Mercuria says oil near $70 is litmus test for producer strategy

LONDON (Reuters) - The world’s largest oil producers could reverse their strategy of raising output and revert to reduction mode if the price of crude holds near $70 a barrel into next year, Mercuria Chief Executive Marco Dunand said on Thursday.

The Organization of the Petroleum Exporting Countries (OPEC), together with Russia, Oman and others, embarked on a strategy in 2017 of cutting output to drain a vast overhang of global oil inventories and prop up the price.

“If we start moving into the low $70s on Brent, I think some of those producers will start asking themselves whether they haven’t overreacted to the earlier price rally and start considering balances,” Dunand told the Reuters Global Commodities Summit.

“They’ve spent the past three years bringing inventories down to more historical levels. Is there going to be enough cohesion among them to curtail production again?”

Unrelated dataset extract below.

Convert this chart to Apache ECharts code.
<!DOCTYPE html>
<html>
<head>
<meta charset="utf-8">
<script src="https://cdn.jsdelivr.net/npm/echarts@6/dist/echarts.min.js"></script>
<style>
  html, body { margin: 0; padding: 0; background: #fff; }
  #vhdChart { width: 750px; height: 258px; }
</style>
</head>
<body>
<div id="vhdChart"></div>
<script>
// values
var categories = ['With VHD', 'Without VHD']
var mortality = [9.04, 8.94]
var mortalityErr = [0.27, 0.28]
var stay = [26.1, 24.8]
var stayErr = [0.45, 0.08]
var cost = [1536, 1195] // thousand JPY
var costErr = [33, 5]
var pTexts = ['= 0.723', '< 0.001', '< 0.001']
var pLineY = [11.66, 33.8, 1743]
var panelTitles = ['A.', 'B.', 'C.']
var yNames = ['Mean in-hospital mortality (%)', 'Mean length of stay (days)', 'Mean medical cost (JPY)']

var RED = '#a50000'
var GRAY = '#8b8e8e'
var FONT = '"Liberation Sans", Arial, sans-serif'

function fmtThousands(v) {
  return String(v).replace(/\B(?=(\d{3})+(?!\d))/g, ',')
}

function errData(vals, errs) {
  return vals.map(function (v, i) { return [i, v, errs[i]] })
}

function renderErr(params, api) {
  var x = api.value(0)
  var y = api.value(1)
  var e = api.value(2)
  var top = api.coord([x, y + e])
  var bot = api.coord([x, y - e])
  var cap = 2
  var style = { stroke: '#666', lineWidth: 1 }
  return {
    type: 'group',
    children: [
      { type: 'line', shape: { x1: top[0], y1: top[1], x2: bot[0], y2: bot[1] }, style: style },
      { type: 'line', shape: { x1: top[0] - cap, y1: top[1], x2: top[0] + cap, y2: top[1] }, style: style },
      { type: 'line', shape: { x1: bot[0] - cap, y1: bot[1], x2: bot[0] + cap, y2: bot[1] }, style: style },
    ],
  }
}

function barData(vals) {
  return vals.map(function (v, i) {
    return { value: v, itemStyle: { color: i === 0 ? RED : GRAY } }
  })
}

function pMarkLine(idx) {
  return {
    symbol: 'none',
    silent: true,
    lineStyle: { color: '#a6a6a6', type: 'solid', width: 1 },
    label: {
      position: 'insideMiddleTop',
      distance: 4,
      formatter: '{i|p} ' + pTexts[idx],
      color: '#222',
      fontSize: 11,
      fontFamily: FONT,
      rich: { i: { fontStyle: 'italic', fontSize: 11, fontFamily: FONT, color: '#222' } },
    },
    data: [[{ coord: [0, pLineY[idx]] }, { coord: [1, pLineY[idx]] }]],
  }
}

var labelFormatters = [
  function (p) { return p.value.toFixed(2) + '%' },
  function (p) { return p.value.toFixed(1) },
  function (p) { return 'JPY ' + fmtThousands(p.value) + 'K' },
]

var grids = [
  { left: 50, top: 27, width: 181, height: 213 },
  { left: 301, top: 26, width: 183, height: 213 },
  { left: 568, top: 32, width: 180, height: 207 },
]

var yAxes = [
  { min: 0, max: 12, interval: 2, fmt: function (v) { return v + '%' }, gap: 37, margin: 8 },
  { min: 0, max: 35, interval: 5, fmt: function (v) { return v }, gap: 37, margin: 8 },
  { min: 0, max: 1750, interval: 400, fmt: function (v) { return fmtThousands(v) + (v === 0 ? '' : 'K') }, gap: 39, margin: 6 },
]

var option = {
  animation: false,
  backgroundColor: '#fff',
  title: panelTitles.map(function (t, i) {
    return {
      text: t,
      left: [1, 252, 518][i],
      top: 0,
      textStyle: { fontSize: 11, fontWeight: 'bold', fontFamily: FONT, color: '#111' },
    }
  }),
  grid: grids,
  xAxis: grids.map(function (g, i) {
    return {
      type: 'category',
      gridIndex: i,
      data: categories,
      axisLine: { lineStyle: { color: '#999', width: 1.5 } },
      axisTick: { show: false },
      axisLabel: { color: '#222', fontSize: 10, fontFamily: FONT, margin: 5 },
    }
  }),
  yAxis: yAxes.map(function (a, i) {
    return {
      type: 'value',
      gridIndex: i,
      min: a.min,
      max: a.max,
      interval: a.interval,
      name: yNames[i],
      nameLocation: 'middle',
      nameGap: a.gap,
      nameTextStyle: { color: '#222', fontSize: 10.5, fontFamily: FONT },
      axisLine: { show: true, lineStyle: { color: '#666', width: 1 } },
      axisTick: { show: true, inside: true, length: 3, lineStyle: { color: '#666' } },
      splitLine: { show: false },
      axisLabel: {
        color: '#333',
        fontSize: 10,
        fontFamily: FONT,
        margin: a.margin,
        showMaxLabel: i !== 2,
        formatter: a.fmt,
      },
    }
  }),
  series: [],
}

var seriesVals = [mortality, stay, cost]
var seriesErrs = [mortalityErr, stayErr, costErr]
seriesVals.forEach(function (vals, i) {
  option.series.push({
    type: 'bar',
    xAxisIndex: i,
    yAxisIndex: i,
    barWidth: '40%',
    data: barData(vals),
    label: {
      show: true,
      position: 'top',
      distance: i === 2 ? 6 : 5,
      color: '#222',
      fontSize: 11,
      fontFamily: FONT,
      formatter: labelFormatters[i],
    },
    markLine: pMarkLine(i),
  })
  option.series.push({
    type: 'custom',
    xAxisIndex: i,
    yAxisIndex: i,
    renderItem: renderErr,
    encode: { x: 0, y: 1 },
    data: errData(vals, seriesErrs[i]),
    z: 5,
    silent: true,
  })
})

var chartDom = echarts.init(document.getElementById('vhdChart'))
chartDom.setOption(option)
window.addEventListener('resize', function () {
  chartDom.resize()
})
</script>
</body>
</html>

The producers’ plan worked to the extent that the price of a barrel of oil rose to a four-year peak around $85 a barrel in early October, from less than $45 in mid-2017, while global inventories fell to OPEC’s five-year target.

With the impending loss of anything up to 2 million barrels per day (bpd) of Iranian crude exports because of U.S. sanctions, OPEC, led by Saudi Arabia, has pledged to raise output to prevent the gap between supply and demand from becoming too tight. Sanctions come into force from Nov. 4.

The price has slipped to around $72 in recent weeks, thanks largely to concerns over the impact to demand growth from an escalating trade dispute between the United States and China, while inventories worldwide have begun to swell again.

Mercuria trades more than 2 million bpd of oil and, together with rivals Vitol, Trafigura and Gunvor, ships billions of tonnes of commodities between the world’s producers and consumers.

“Because of trade tensions and a number of other factors, such as a bit of exuberance on other fronts, there is plenty of risk that demand growth will not be a strong as originally anticipated,” Dunand said.

“If you put it all together, the chances are that we are going to be building (oil) inventories.”